Applications of Headspace Moisture Analysis for Investigating the Water Dynamics within a Sealed Vial Containing Freeze-dried Material

Abstract

We compare frequency modulation spectroscopy (FMS) as a method of headspace water analysis with the method of Karl Fischer coulometric titration (KF), which is widely used in the analysis of residual water in a freeze-dried material. Parameters relating to the type of formulation (amorphous, crystalline) and the freeze-drying cycle (temperature, pressure, time) were investigated in relation to the resulting headspace moisture (HSM) and total water. We describe the effect of stopper treatment and storage conditions on the HSM levels observed using FMS as a non-destructive method, which also allowed individual vials to be reanalyzed at a series of time points as part of a long-term monitoring exercise. The results of this study enabled a better understanding of the effect of stopper type and pre-lyophilization treatment on the HSM levels both immediately after freeze-drying and upon subsequent storage of the sealed vials of lyophilized material at different temperatures. A clear, linear relationship was observed between HSM and KF values for vials containing freeze-dried sucrose, implying a relatively straightforward interaction between water and the lyophilized cake for this material. Moisture mapping of all vials on one shelf of the freeze-dryer enabled further information to be obtained on the relationship of the formulation, vial, process conditions, equipment geometry, and performance on the intra-batch variability in HSM level and dynamics. It is believed that this could therefore represent a potentially useful technique for quality assurance and in the validation of lyophilization cycles, equipment, and scale-up.

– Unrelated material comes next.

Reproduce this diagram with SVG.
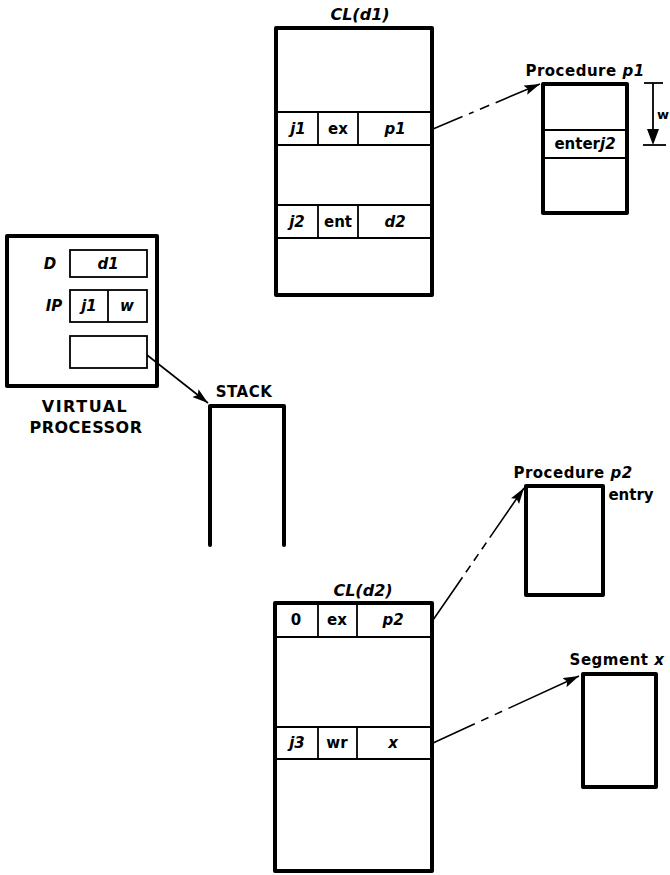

LAY ABSTRACT: Lyophilization, also known as “freeze-drying,” is a relatively old technique that has been used in its most basic form for thousands of years (e.g., preservation of fish and meat products). In its more advanced form it is used to preserve many medical products, for example, many vaccines are not stable in solution and therefore need to be dried to allow long-term storage. In order to produce a freeze-dried vaccine a complex understanding of the processes and critical temperatures is required. Once these have been understood the material is dried to give relatively low moisture content (e.g., 2% w/w). This low moisture content is critical for the long-term stability of the product, allowing doctors/chemists to store these goods on site for use when required. This research paper provides further information on a technique called frequency modulation spectroscopy (FMS) that could be used to further our knowledge of the water dynamics within a freeze-dried product, enabling us to increase our understanding of the role various materials and processing conditions play; this in turn could assist in improving quality assurance and ultimately the final product that reaches the consumer.